Requirement: Identify all lines below that hold "chart" and collect them.
____________
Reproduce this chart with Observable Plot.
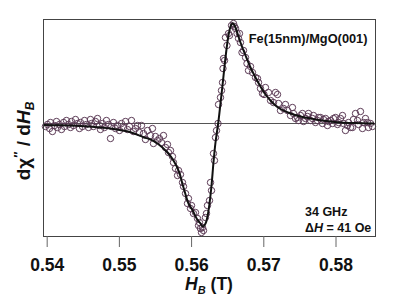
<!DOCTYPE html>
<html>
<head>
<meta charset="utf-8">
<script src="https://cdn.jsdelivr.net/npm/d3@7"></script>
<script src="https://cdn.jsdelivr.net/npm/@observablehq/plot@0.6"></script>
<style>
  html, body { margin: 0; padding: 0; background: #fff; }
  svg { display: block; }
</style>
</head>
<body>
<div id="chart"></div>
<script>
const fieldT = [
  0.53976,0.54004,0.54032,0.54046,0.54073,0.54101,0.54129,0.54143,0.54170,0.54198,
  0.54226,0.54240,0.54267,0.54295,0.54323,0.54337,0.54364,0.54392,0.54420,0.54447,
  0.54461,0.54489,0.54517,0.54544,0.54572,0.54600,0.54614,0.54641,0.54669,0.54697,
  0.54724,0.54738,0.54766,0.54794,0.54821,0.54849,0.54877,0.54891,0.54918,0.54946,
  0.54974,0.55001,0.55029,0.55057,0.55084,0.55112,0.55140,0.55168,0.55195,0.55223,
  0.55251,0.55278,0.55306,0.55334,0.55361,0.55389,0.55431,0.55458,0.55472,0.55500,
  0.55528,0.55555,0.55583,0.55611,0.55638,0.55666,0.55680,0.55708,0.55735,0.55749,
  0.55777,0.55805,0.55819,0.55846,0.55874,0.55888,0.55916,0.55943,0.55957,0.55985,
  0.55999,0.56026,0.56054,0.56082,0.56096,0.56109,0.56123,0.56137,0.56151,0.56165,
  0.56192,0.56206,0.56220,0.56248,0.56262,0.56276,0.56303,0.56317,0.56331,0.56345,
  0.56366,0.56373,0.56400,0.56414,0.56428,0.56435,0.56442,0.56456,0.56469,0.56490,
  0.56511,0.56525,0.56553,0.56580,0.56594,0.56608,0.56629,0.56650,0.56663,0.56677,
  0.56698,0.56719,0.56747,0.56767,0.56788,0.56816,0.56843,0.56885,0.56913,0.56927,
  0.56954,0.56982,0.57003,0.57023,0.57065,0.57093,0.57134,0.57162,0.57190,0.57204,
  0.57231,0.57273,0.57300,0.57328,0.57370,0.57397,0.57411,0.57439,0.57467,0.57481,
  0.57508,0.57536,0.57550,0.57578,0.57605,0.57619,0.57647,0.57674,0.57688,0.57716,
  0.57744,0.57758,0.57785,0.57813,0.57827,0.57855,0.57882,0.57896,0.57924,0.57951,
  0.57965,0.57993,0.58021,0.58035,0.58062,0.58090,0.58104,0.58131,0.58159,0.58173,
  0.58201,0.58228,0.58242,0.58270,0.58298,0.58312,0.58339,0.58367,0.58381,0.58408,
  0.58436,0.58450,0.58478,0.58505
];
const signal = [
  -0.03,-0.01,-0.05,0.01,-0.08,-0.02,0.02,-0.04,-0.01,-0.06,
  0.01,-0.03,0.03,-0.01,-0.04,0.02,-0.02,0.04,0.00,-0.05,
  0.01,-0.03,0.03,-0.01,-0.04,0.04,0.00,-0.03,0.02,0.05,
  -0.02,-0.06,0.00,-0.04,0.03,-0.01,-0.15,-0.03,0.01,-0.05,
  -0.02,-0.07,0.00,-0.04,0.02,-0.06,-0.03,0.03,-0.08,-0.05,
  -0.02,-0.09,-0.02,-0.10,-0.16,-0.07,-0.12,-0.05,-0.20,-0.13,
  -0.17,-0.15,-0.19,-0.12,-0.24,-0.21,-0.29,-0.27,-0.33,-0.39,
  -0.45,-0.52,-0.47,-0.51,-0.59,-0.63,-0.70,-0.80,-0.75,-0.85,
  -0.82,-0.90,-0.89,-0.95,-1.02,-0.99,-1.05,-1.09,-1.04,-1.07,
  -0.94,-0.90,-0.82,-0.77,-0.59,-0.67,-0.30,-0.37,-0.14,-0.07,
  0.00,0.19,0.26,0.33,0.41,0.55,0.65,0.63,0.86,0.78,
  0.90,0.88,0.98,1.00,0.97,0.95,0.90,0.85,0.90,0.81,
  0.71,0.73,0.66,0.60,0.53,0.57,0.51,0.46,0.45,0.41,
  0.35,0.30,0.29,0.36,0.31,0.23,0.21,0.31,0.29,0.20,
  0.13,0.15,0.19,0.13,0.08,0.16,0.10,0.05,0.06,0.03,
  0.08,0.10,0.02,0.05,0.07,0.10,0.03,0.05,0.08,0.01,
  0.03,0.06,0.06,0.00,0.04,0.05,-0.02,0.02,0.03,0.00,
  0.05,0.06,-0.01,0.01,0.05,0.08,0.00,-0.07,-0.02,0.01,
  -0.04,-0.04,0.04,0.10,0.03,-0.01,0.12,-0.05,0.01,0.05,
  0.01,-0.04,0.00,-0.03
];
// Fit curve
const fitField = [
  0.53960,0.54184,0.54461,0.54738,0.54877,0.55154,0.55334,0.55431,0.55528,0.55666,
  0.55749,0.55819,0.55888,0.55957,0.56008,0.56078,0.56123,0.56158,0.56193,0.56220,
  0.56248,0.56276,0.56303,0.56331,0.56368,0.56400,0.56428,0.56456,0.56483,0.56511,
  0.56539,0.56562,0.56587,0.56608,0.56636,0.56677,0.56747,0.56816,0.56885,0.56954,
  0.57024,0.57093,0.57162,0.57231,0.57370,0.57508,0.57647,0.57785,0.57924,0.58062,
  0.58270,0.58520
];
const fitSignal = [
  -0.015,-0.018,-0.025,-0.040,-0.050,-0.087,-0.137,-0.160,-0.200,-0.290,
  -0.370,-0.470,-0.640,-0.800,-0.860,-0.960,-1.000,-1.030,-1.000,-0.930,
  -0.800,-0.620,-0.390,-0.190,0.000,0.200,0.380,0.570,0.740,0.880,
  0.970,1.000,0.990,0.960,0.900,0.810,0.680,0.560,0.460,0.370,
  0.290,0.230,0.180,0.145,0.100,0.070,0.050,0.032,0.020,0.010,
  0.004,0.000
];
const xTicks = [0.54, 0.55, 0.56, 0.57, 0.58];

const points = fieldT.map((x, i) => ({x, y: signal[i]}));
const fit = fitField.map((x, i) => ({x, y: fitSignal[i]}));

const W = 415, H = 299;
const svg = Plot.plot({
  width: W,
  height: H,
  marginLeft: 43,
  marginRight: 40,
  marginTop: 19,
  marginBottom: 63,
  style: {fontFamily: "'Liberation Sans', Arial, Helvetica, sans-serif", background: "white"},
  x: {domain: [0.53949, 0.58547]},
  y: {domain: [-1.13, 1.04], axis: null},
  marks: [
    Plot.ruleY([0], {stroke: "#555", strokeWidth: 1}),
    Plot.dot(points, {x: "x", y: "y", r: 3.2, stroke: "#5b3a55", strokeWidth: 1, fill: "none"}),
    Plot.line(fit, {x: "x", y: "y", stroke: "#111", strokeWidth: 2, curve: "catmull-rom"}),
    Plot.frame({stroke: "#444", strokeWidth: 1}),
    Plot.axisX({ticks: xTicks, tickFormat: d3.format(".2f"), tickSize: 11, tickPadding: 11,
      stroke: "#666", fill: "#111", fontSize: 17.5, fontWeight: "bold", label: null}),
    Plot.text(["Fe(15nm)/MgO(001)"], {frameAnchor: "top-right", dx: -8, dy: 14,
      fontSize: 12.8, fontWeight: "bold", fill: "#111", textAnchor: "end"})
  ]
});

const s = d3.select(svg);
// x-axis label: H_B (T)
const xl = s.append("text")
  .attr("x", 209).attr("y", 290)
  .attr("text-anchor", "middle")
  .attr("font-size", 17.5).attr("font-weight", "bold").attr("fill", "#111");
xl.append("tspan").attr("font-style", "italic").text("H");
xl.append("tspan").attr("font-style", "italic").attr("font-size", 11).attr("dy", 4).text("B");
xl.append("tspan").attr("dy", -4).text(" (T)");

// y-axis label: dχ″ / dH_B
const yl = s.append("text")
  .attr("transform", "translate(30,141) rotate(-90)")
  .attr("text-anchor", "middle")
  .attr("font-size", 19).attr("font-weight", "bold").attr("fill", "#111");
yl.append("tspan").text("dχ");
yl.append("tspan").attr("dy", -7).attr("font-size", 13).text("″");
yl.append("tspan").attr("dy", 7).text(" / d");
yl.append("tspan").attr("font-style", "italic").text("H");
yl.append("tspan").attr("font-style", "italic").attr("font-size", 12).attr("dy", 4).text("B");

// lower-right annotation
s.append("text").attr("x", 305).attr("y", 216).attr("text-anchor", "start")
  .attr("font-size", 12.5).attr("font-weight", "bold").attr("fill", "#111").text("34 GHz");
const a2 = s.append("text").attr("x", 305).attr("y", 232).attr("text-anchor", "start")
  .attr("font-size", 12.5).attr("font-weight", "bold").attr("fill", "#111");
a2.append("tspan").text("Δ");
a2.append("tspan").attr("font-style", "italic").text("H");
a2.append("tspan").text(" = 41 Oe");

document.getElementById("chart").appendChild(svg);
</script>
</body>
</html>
____________
Complete response:
Reproduce this chart with Observable Plot.
<div id="chart"></div>
document.getElementById("chart").appendChild(svg);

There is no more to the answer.